METRO

Abstract

Multivariate time series forecasting has been drawing increasing attention due to its prevalent applications. It has been commonly assumed that leveraging latent dependencies between pairs of variables can enhance prediction accuracy. However, most existing methods suffer from static variable relevance modeling and ignorance of correlation between temporal scales, thereby failing to fully retain the dynamic and periodic interdependencies among variables, which are vital for long- and short-term forecasting. In this paper, we propose METRO, a generic framework with multi-scale temporal graphs neural networks, which models the dynamic and cross-scale variable correlations simultaneously.
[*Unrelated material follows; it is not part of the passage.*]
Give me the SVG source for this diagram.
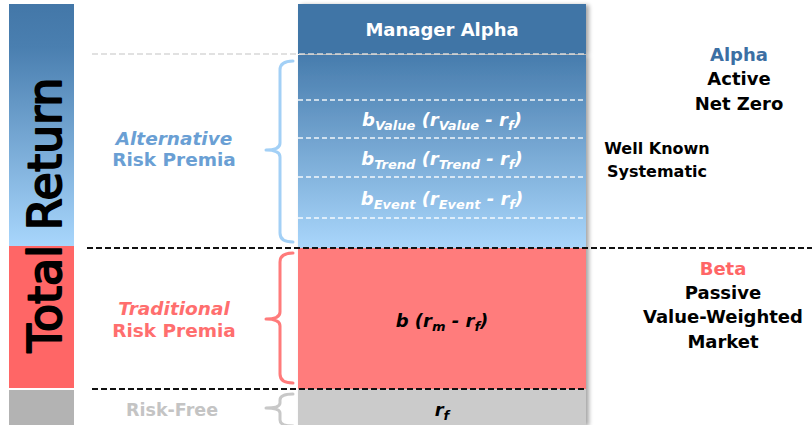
<svg xmlns="http://www.w3.org/2000/svg" width="812" height="425" viewBox="0 0 812 425">
  <defs>
    <linearGradient id="barBlue" x1="0" y1="4" x2="0" y2="246" gradientUnits="userSpaceOnUse">
      <stop offset="0" stop-color="#4377a8"/>
      <stop offset="0.18" stop-color="#4a7fb0"/>
      <stop offset="1" stop-color="#a8d6fc"/>
    </linearGradient>
    <linearGradient id="boxBlue" x1="0" y1="55" x2="0" y2="248" gradientUnits="userSpaceOnUse">
      <stop offset="0" stop-color="#477cad"/>
      <stop offset="1" stop-color="#a9d6fb"/>
    </linearGradient>
    <filter id="shadow" x="-5%" y="-5%" width="115%" height="115%">
      <feGaussianBlur in="SourceAlpha" stdDeviation="2"/>
      <feOffset dx="3" dy="1" result="blur"/>
      <feComponentTransfer><feFuncA type="linear" slope="0.35"/></feComponentTransfer>
      <feMerge><feMergeNode/><feMergeNode in="SourceGraphic"/></feMerge>
    </filter>
  </defs>
  <style>
    .lbl { font-family: "DejaVu Sans", "Liberation Sans", sans-serif; font-weight: bold; text-anchor: middle; }
    .math { font-family: "DejaVu Sans", "Liberation Sans", sans-serif; font-weight: bold; font-style: oblique; font-size: 18px; text-anchor: middle; }
    .sub { font-size: 13px; }
    .brace { fill: none; stroke-width: 3; stroke-linecap: round; stroke-linejoin: round; }
    .dash-dark { stroke: #111; stroke-width: 2; stroke-dasharray: 6 3; fill: none; }
    .dash-light { stroke: #ffffff; stroke-width: 1.5; stroke-dasharray: 5 3; fill: none; opacity: 0.9; }
  </style>

  <rect width="812" height="425" fill="#ffffff"/>

  <!-- Total Return side bar -->
  <g id="total-return-bar">
    <rect x="9" y="4" width="65" height="242" fill="url(#barBlue)"/>
    <rect x="9" y="246" width="65" height="142" fill="#ff6666"/>
    <rect x="9" y="390" width="65" height="35" fill="#b3b3b3"/>
    <text transform="translate(61,215) rotate(-90)" text-anchor="middle" font-family="DejaVu Sans, Liberation Sans, sans-serif" font-size="46" fill="#000" stroke="#000" stroke-width="2" stroke-linejoin="round">Total Return</text>
  </g>

  <!-- stacked return column -->
  <g id="return-column" filter="url(#shadow)">
    <rect x="298" y="55" width="288" height="193" fill="url(#boxBlue)"/>
    <rect x="298" y="248" width="288" height="141" fill="#ff7b7b"/>
    <rect x="298" y="389" width="288" height="36" fill="#cbcbcb"/>
    <rect x="298" y="4" width="288" height="50" fill="#3f75a6"/>
  </g>

  <g id="manager-alpha">
    <text class="lbl" x="442" y="36" font-size="18" fill="#ffffff">Manager Alpha</text>
  </g>

  <g id="alternative-premia">
    <line class="dash-light" x1="298" y1="100" x2="586" y2="100"/>
    <line class="dash-light" x1="298" y1="138" x2="586" y2="138"/>
    <line class="dash-light" x1="298" y1="177" x2="586" y2="177"/>
    <line class="dash-light" x1="298" y1="218" x2="586" y2="218"/>
    <text class="math" x="442" y="126" fill="#ffffff">b<tspan class="sub" dy="4">Value</tspan><tspan dy="-4"> (r</tspan><tspan class="sub" dy="4">Value</tspan><tspan dy="-4"> - r</tspan><tspan class="sub" dy="4">f</tspan><tspan dy="-4">)</tspan></text>
    <text class="math" x="442" y="165" fill="#ffffff">b<tspan class="sub" dy="4">Trend</tspan><tspan dy="-4"> (r</tspan><tspan class="sub" dy="4">Trend</tspan><tspan dy="-4"> - r</tspan><tspan class="sub" dy="4">f</tspan><tspan dy="-4">)</tspan></text>
    <text class="math" x="442" y="205" fill="#ffffff">b<tspan class="sub" dy="4">Event</tspan><tspan dy="-4"> (r</tspan><tspan class="sub" dy="4">Event</tspan><tspan dy="-4"> - r</tspan><tspan class="sub" dy="4">f</tspan><tspan dy="-4">)</tspan></text>
  </g>

  <g id="traditional-premia">
    <text class="math" x="442" y="327" fill="#000000">b (r<tspan class="sub" dy="4">m</tspan><tspan dy="-4"> - r</tspan><tspan class="sub" dy="4">f</tspan><tspan dy="-4">)</tspan></text>
  </g>

  <g id="risk-free">
    <text class="math" x="442" y="416" fill="#000000">r<tspan class="sub" dy="4">f</tspan></text>
  </g>

  <!-- dividers between layers -->
  <g id="connectors">
    <line x1="92" y1="54" x2="586" y2="54" stroke="#d8d8d8" stroke-width="1.5" stroke-dasharray="6 3"/>
    <line class="dash-dark" x1="87" y1="248" x2="812" y2="248"/>
    <line class="dash-dark" x1="92" y1="389" x2="586" y2="389"/>
  </g>

  <!-- braces -->
  <g id="brace-alternative">
    <path class="brace" stroke="#a3d0f6" d="M293 61 Q280 61 280 70 L280 143 Q280 150 266 150 Q280 150 280 157 L280 233 Q280 242 293 242"/>
  </g>
  <g id="brace-traditional">
    <path class="brace" stroke="#ff7b7b" d="M293 253 Q280 253 280 262 L280 312 Q280 319 266 319 Q280 319 280 326 L280 374 Q280 383 293 383"/>
  </g>
  <g id="brace-riskfree">
    <path class="brace" stroke="#c8c8c8" d="M293 394 Q280 394 280 400 L280 403 Q280 408 266 408 Q280 408 280 413 L280 420 Q280 426 293 426"/>
  </g>

  <!-- left labels -->
  <g id="label-alternative">
    <text class="lbl" x="174" y="145" font-size="18.5" fill="#6a9fd4" font-style="oblique">Alternative</text>
    <text class="lbl" x="174" y="166" font-size="18.5" fill="#6a9fd4">Risk Premia</text>
  </g>
  <g id="label-traditional">
    <text class="lbl" x="174" y="315" font-size="18.5" fill="#ff6e6e" font-style="oblique">Traditional</text>
    <text class="lbl" x="174" y="337" font-size="18.5" fill="#ff6e6e">Risk Premia</text>
  </g>
  <g id="label-riskfree">
    <text class="lbl" x="172" y="416" font-size="17.5" fill="#c4c4c4">Risk-Free</text>
  </g>

  <!-- right labels -->
  <g id="label-alpha">
    <text class="lbl" x="739" y="61" font-size="18" fill="#3c6fa3">Alpha</text>
    <text class="lbl" x="739" y="85" font-size="18" fill="#000">Active</text>
    <text class="lbl" x="739" y="110" font-size="18" fill="#000">Net Zero</text>
  </g>
  <g id="label-systematic">
    <text class="lbl" x="657" y="154" font-size="16" fill="#000">Well Known</text>
    <text class="lbl" x="657" y="177" font-size="16" fill="#000">Systematic</text>
  </g>
  <g id="label-beta">
    <text class="lbl" x="723" y="275" font-size="18" fill="#ff6666">Beta</text>
    <text class="lbl" x="723" y="299" font-size="18" fill="#000">Passive</text>
    <text class="lbl" x="723" y="323" font-size="18" fill="#000">Value-Weighted</text>
    <text class="lbl" x="723" y="348" font-size="18" fill="#000">Market</text>
  </g>
</svg>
By representing the multivariate time series as a series of temporal graphs, both intra- and inter-step correlations can be well preserved via message-passing and node embedding update. To enable information propagation across temporal scales, we design a novel sampling strategy to align specific steps between higher and lower scales and fuse the cross-scale information efficiently. Moreover, we provide a modular interpretation of existing GNN-based time series forecasting works as specific instances under our framework. Extensive experiments conducted on four benchmark datasets demonstrate the effectiveness and efficiency of our approach. METRO has been successfully deployed onto the time series analytics platform of Huawei Cloud, where a one-month online test demonstrated that up to 20% relative improvement over state-of-the-art models w.r.t. RSE can be achieved.